## Stated task:
Return the material word for word. Do not include pictures.
# # # #
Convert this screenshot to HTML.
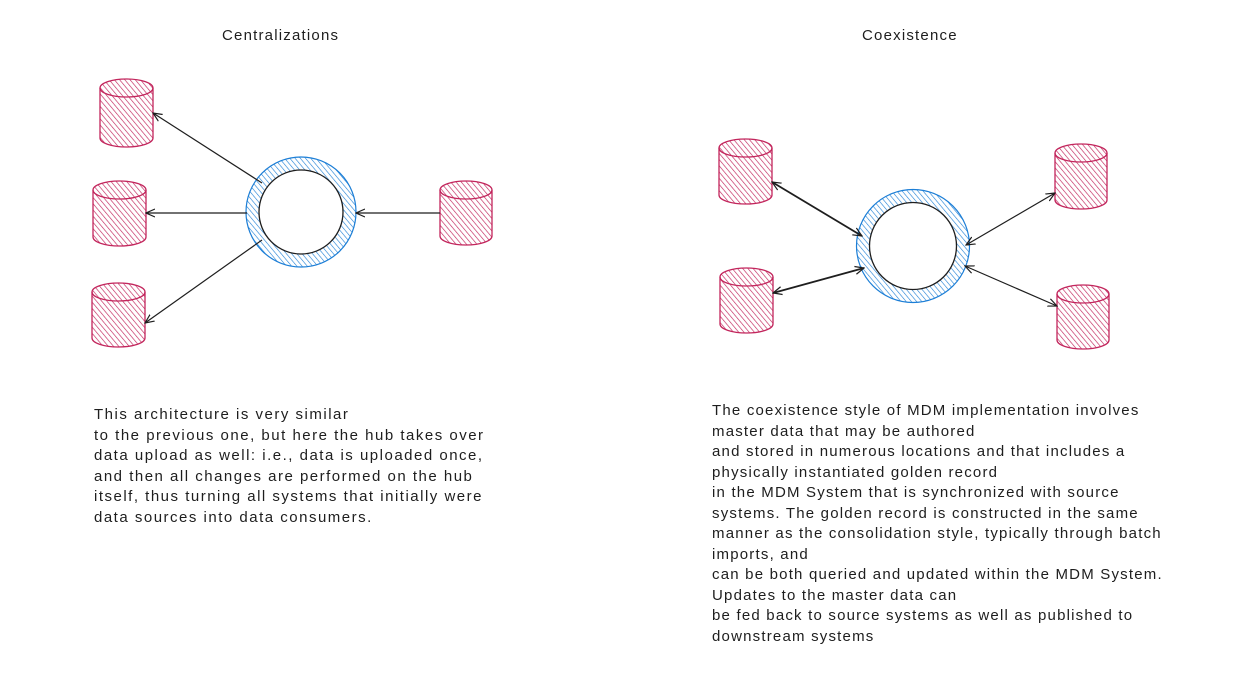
<!DOCTYPE html>
<html><head><meta charset="utf-8"><style>
body{margin:0;background:#fff;width:1253px;height:685px;overflow:hidden;position:relative;font-family:"Liberation Sans",sans-serif;color:#1e1e1e}
.t{position:absolute;font-size:15px;line-height:20.5px;white-space:pre;letter-spacing:0.3px}
svg{position:absolute;left:0;top:0}
</style></head><body>
<svg width="1253" height="685" viewBox="0 0 1253 685">
<defs>
<pattern id="hp" width="4" height="4" patternUnits="userSpaceOnUse" patternTransform="rotate(-40)">
<rect width="4" height="4" fill="#fff"/><line x1="0" y1="0" x2="0" y2="4" stroke="#c2255c" stroke-width="1.3"/></pattern>
<pattern id="hb" width="4" height="4" patternUnits="userSpaceOnUse" patternTransform="rotate(-40)">
<rect width="4" height="4" fill="#fff"/><line x1="0" y1="0" x2="0" y2="4" stroke="#1c7ed6" stroke-width="1.2"/></pattern>
<marker id="a" markerWidth="10" markerHeight="10" refX="9" refY="5" orient="auto-start-reverse" markerUnits="userSpaceOnUse">
<path d="M0,1 L9,5 L0,9" fill="none" stroke="#1e1e1e" stroke-width="1.2"/></marker>
</defs>
<g fill="url(#hp)" stroke="#c2255c" stroke-width="1.3">
<path d="M100,88 A26.5,9 0 0 1 153,88 L153,138 A26.5,9 0 0 1 100,138 Z"/><path d="M100,88 A26.5,9 0 0 0 153,88" fill="none"/>
<path d="M93,190 A26.5,9 0 0 1 146,190 L146,237 A26.5,9 0 0 1 93,237 Z"/><path d="M93,190 A26.5,9 0 0 0 146,190" fill="none"/>
<path d="M92,292 A26.5,9 0 0 1 145,292 L145,338 A26.5,9 0 0 1 92,338 Z"/><path d="M92,292 A26.5,9 0 0 0 145,292" fill="none"/>
<path d="M440,190 A26,9 0 0 1 492,190 L492,236 A26,9 0 0 1 440,236 Z"/><path d="M440,190 A26,9 0 0 0 492,190" fill="none"/>
<path d="M719,148 A26.5,9 0 0 1 772,148 L772,195 A26.5,9 0 0 1 719,195 Z"/><path d="M719,148 A26.5,9 0 0 0 772,148" fill="none"/>
<path d="M720,277 A26.5,9 0 0 1 773,277 L773,324 A26.5,9 0 0 1 720,324 Z"/><path d="M720,277 A26.5,9 0 0 0 773,277" fill="none"/>
<path d="M1055,153 A26,9 0 0 1 1107,153 L1107,200 A26,9 0 0 1 1055,200 Z"/><path d="M1055,153 A26,9 0 0 0 1107,153" fill="none"/>
<path d="M1057,294 A26,9 0 0 1 1109,294 L1109,340 A26,9 0 0 1 1057,340 Z"/><path d="M1057,294 A26,9 0 0 0 1109,294" fill="none"/>
</g>
<circle cx="301" cy="212" r="48.5" fill="none" stroke="url(#hb)" stroke-width="13"/>
<circle cx="301" cy="212" r="55" fill="none" stroke="#1c7ed6" stroke-width="1.2"/>
<circle cx="301" cy="212" r="42" fill="#fff" stroke="#1e1e1e" stroke-width="1.3"/>
<circle cx="913" cy="246" r="50" fill="none" stroke="url(#hb)" stroke-width="13"/>
<circle cx="913" cy="246" r="56.5" fill="none" stroke="#1c7ed6" stroke-width="1.2"/>
<circle cx="913" cy="246" r="43.5" fill="#fff" stroke="#1e1e1e" stroke-width="1.3"/>
<g stroke="#1e1e1e" stroke-width="1.2" fill="none">
<line x1="262" y1="183" x2="153" y2="113" marker-end="url(#a)"/>
<line x1="247" y1="213" x2="146" y2="213" marker-end="url(#a)"/>
<line x1="262" y1="240" x2="145" y2="323" marker-end="url(#a)"/>
<line x1="440" y1="213" x2="356" y2="213" marker-end="url(#a)"/>
<line x1="772" y1="182" x2="862" y2="236" marker-start="url(#a)" marker-end="url(#a)" stroke-width="1.8"/>
<line x1="773" y1="293" x2="864" y2="268" marker-start="url(#a)" marker-end="url(#a)" stroke-width="1.8"/>
<line x1="1055" y1="193" x2="966" y2="245" marker-start="url(#a)" marker-end="url(#a)"/>
<line x1="1057" y1="306" x2="965" y2="266" marker-start="url(#a)" marker-end="url(#a)"/>
</g>
</svg>
<div class="t" style="left:222px;top:26px;letter-spacing:1.2px">Centralizations</div>
<div class="t" style="left:862px;top:26px;letter-spacing:1.2px">Coexistence</div>
<div class="t" style="left:94px;top:405px;letter-spacing:1.5px">This architecture is very similar
to the previous one, but here the hub takes over
data upload as well: i.e., data is uploaded once,
and then all changes are performed on the hub
itself, thus turning all systems that initially were
data sources into data consumers.</div>
<div class="t" style="left:712px;top:401px;letter-spacing:1.2px">The coexistence style of MDM implementation involves
master data that may be authored
and stored in numerous locations and that includes a
physically instantiated golden record
in the MDM System that is synchronized with source
systems. The golden record is constructed in the same
manner as the consolidation style, typically through batch
imports, and
can be both queried and updated within the MDM System.
Updates to the master data can
be fed back to source systems as well as published to
downstream systems</div>
</body></html>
# # # #
## Worked solution:
Convert this screenshot to HTML.
<!DOCTYPE html>
<html><head><meta charset="utf-8"><style>
body{margin:0;background:#fff;width:1253px;height:685px;overflow:hidden;position:relative;font-family:"Liberation Sans",sans-serif;color:#1e1e1e}
.t{position:absolute;font-size:15px;line-height:20.5px;white-space:pre;letter-spacing:0.3px}
svg{position:absolute;left:0;top:0}
</style></head><body>
<svg width="1253" height="685" viewBox="0 0 1253 685">
<defs>
<pattern id="hp" width="4" height="4" patternUnits="userSpaceOnUse" patternTransform="rotate(-40)">
<rect width="4" height="4" fill="#fff"/><line x1="0" y1="0" x2="0" y2="4" stroke="#c2255c" stroke-width="1.3"/></pattern>
<pattern id="hb" width="4" height="4" patternUnits="userSpaceOnUse" patternTransform="rotate(-40)">
<rect width="4" height="4" fill="#fff"/><line x1="0" y1="0" x2="0" y2="4" stroke="#1c7ed6" stroke-width="1.2"/></pattern>
<marker id="a" markerWidth="10" markerHeight="10" refX="9" refY="5" orient="auto-start-reverse" markerUnits="userSpaceOnUse">
<path d="M0,1 L9,5 L0,9" fill="none" stroke="#1e1e1e" stroke-width="1.2"/></marker>
</defs>
<g fill="url(#hp)" stroke="#c2255c" stroke-width="1.3">
<path d="M100,88 A26.5,9 0 0 1 153,88 L153,138 A26.5,9 0 0 1 100,138 Z"/><path d="M100,88 A26.5,9 0 0 0 153,88" fill="none"/>
<path d="M93,190 A26.5,9 0 0 1 146,190 L146,237 A26.5,9 0 0 1 93,237 Z"/><path d="M93,190 A26.5,9 0 0 0 146,190" fill="none"/>
<path d="M92,292 A26.5,9 0 0 1 145,292 L145,338 A26.5,9 0 0 1 92,338 Z"/><path d="M92,292 A26.5,9 0 0 0 145,292" fill="none"/>
<path d="M440,190 A26,9 0 0 1 492,190 L492,236 A26,9 0 0 1 440,236 Z"/><path d="M440,190 A26,9 0 0 0 492,190" fill="none"/>
<path d="M719,148 A26.5,9 0 0 1 772,148 L772,195 A26.5,9 0 0 1 719,195 Z"/><path d="M719,148 A26.5,9 0 0 0 772,148" fill="none"/>
<path d="M720,277 A26.5,9 0 0 1 773,277 L773,324 A26.5,9 0 0 1 720,324 Z"/><path d="M720,277 A26.5,9 0 0 0 773,277" fill="none"/>
<path d="M1055,153 A26,9 0 0 1 1107,153 L1107,200 A26,9 0 0 1 1055,200 Z"/><path d="M1055,153 A26,9 0 0 0 1107,153" fill="none"/>
<path d="M1057,294 A26,9 0 0 1 1109,294 L1109,340 A26,9 0 0 1 1057,340 Z"/><path d="M1057,294 A26,9 0 0 0 1109,294" fill="none"/>
</g>
<circle cx="301" cy="212" r="48.5" fill="none" stroke="url(#hb)" stroke-width="13"/>
<circle cx="301" cy="212" r="55" fill="none" stroke="#1c7ed6" stroke-width="1.2"/>
<circle cx="301" cy="212" r="42" fill="#fff" stroke="#1e1e1e" stroke-width="1.3"/>
<circle cx="913" cy="246" r="50" fill="none" stroke="url(#hb)" stroke-width="13"/>
<circle cx="913" cy="246" r="56.5" fill="none" stroke="#1c7ed6" stroke-width="1.2"/>
<circle cx="913" cy="246" r="43.5" fill="#fff" stroke="#1e1e1e" stroke-width="1.3"/>
<g stroke="#1e1e1e" stroke-width="1.2" fill="none">
<line x1="262" y1="183" x2="153" y2="113" marker-end="url(#a)"/>
<line x1="247" y1="213" x2="146" y2="213" marker-end="url(#a)"/>
<line x1="262" y1="240" x2="145" y2="323" marker-end="url(#a)"/>
<line x1="440" y1="213" x2="356" y2="213" marker-end="url(#a)"/>
<line x1="772" y1="182" x2="862" y2="236" marker-start="url(#a)" marker-end="url(#a)" stroke-width="1.8"/>
<line x1="773" y1="293" x2="864" y2="268" marker-start="url(#a)" marker-end="url(#a)" stroke-width="1.8"/>
<line x1="1055" y1="193" x2="966" y2="245" marker-start="url(#a)" marker-end="url(#a)"/>
<line x1="1057" y1="306" x2="965" y2="266" marker-start="url(#a)" marker-end="url(#a)"/>
</g>
</svg>
<div class="t" style="left:222px;top:26px;letter-spacing:1.2px">Centralizations</div>
<div class="t" style="left:862px;top:26px;letter-spacing:1.2px">Coexistence</div>
<div class="t" style="left:94px;top:405px;letter-spacing:1.5px">This architecture is very similar
to the previous one, but here the hub takes over
data upload as well: i.e., data is uploaded once,
and then all changes are performed on the hub
itself, thus turning all systems that initially were
data sources into data consumers.</div>
<div class="t" style="left:712px;top:401px;letter-spacing:1.2px">The coexistence style of MDM implementation involves
master data that may be authored
and stored in numerous locations and that includes a
physically instantiated golden record
in the MDM System that is synchronized with source
systems. The golden record is constructed in the same
manner as the consolidation style, typically through batch
imports, and
can be both queried and updated within the MDM System.
Updates to the master data can
be fed back to source systems as well as published to
downstream systems</div>
</body></html>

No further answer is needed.